Understanding Matrix Solutions: AX=B vs. AX=0

[aaaa202]

Let A denote an mxn matrix and let A' denote the row echelon form of it, which has d steps. We then have according to my textbook:
1) If m>d there exists a column such that the set of equation has no solutions.
2) If n>d the matrixequation AX=0 has a set of solution expressed parametrically by (n-d) parameters.
3) If m=n=d there exists a unique solution for every B in the equation AX = B.

Now 1) and 3) I understand. What troubles me is 2). Why to they switch the equation to AX=0 rather than AX=B? Wouldn't that last equation also be dependent on n-d parameters. I'm pretty sure that this has something to do with the fact that the nullspace is quite a unique thing since it forms a linear subspace. Thus we can define its dimension and later use all this to prove the rank nullity theorem. So can someone explain what's going on on a deeper level?

 

[Xiwi]

I assume by steps you mean pivots. In this case I prefer the term "rank" i.e. rank = d.Solution for problem AX = b is X = X_p + X_n.
Where,

AX = A(X_p) + A(X_n) = b + 0 = b.

X_p = particular solution
X_n = solution of Ax = 0 ... (n is not a number here, it is just a symbolic name)(n-d) parameters are the free variables where (n-d) is the dimension of the null space.

What this means is that you have a whole space of dimension (n-d) and each vector in that space is a solution of Ax=0. Hence the name nullspace.

 

[Xiwi]

You use the word "column" in your first claim. By column do you mean the column vector b of Ax = b or a column of matrix A?

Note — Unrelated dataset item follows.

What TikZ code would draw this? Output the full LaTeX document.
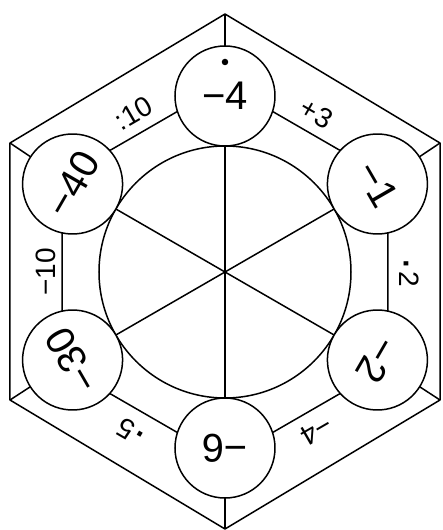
\documentclass[tikz,border=0pt]{standalone}
\usepackage{fontspec}
\setmainfont{Liberation Sans}
\newcommand{\opdot}{{\fontsize{44}{44}\selectfont\raisebox{-0.12em}{·}}}
\begin{document}
\begin{tikzpicture}[x=1pt,y=1pt, line width=1.5pt, line join=round,
  numcirc/.style={circle, draw, fill=white, minimum size=100pt, inner sep=0pt,
    font=\fontsize{40}{40}\selectfont},
  oplabel/.style={inner sep=0pt, font=\fontsize{28}{28}\selectfont}]
\useasboundingbox (-225,-258) rectangle (217,272);
% outer hexagon
\coordinate (o1) at (0,258);
\coordinate (o2) at (215,129);
\coordinate (o3) at (215,-128);
\coordinate (o4) at (0,-257);
\coordinate (o5) at (-215,-128);
\coordinate (o6) at (-215,129);
\draw (o1)--(o2)--(o3)--(o4)--(o5)--(o6)--cycle;
% inner hexagon
\foreach \i/\a in {1/90,2/30,3/-30,4/-90,5/-150,6/150}
  \coordinate (i\i) at (\a:188);
\draw (i1)--(i2)--(i3)--(i4)--(i5)--(i6)--cycle;
% frame corners
\foreach \i in {1,...,6} \draw (o\i)--(i\i);
% big circle and spokes
\coordinate (c) at (0,0);
\draw (c) circle (126);
\foreach \i/\a in {1/90,2/30,3/-30,4/-90,5/-150,6/150}
  \coordinate (s\i) at (\a:126);
\draw (s1)--(s4);
\draw (s2)--(s5);
\draw (s3)--(s6);
% number circles
\node[numcirc, rotate=0]    (n1) at (90:176)   {−4};
\node[numcirc, rotate=-60]  (n2) at (30:176)   {−1};
\node[numcirc, rotate=-120] (n3) at (-30:176)  {−2};
\node[numcirc, rotate=180]  (n4) at (-90:176)  {−6};
\node[numcirc, rotate=120]  (n5) at (-150:176) {−30};
\node[numcirc, rotate=60]   (n6) at (150:176)  {−40};
\node[circle, fill, minimum size=6.5pt, inner sep=0pt] (start) at (0,210) {};
% operation labels
\node[oplabel, rotate=-30]  (l1) at (60:183)   {+3};
\node[oplabel, rotate=-90]  (l2) at (0:182)    {\opdot2};
\node[oplabel, rotate=-150] (l3) at (-60:183)  {−4};
\node[oplabel, rotate=150]  (l4) at (-120:183) {\opdot5};
\node[oplabel, rotate=90]   (l5) at (180:179)  {−10};
\node[oplabel, rotate=30]   (l6) at (120:183)  {:10};
\end{tikzpicture}
\end{document}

You ought to use standard terms here. If the book you're reading is using "column" for "column vector" and "steps" for "pivots", I suggest that you throw it away.

 

[mathwonk]

in part 2, you could use AX=B, but the statement would be more complicated. I.e. you could say, for every B, AX=B either has no solutions or has solutions depending on n-d parameters. but in fact this is implied by the special case AX=B, since if C is a solution of AC=0, and if D is a solution of AD=B, then also A(C+D) = B. So as long as AX=B has at least one solution, then its set of solutions is in one one correspondence with the solutions of AX=0. (I.e. notice that A0=0 is true, so when B=0, the equation Ax=B does always have at least one solution.)